A treat for Tennyson-lovers
An exhibition to mark the bicentenary of Poet Laureate Lord Alfred Tennyson’s birth has opened at his former home, Farringford House, on the Isle of Wight. Tennyson moved into the house in 1853, remained there for the rest of his life, and immortalised it in a poem to his friend Rev F. D. Maurice.
During Tennyson’s 39-year tenure, islanders were treated to regular visits from notables ranging from politicians, painters, and authors, to scientists, and even royalty. Benjamin Disraeli, Charles Darwin, Lewis Carroll, Giuseppe Garibaldi, and the Queen of Hawaii were Tennyson guests at one time or other.
The 1861 census provides an early glimpse at Tennyson’s idyllic Isle of Wight home, where he was living with his wife and two sons.

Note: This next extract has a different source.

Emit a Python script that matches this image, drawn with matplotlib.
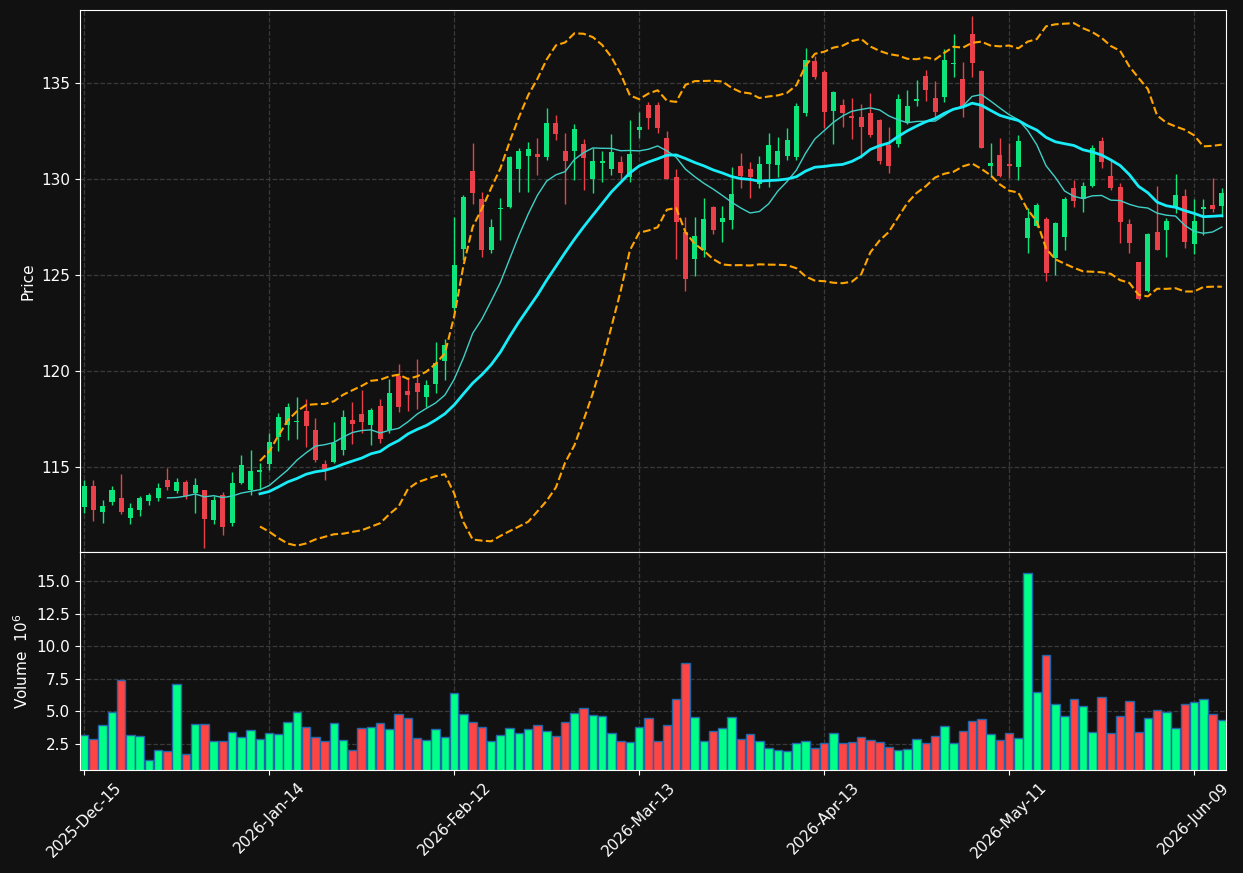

The other occupants – a tutor, gardener, page, nurse, cook, housemaid, parlour maid, and a kitchen maid – give some idea of the opulent lifestyle the family enjoyed (click the image to enlarge).
On the 1891 census an 81-year-old Tennyson is described as a peer of the realm, and his one-year-old grandson, Lionel (a future England cricketer) is now part of the household.
Lord Tennyson would die just a year later. A search of the findmypast.com records reveals he was a shareholder in the Great Western Railway, and we discover that his wife, Emily, and eldest son, Hallam, acted as executors.
Our last glimpse at Farringford House is on the 1911 census. Lord Hallam Tennyson (who has inherited his father’s title) is the head of the household. The other residents are his wife Lady Audrey Tennyson, and seven servants. In the years that followed Farringford House became a hotel, and still serves that purpose today.
The ‘Tennyson at Farringford’ exhibition runs until 9 September at Farringford House.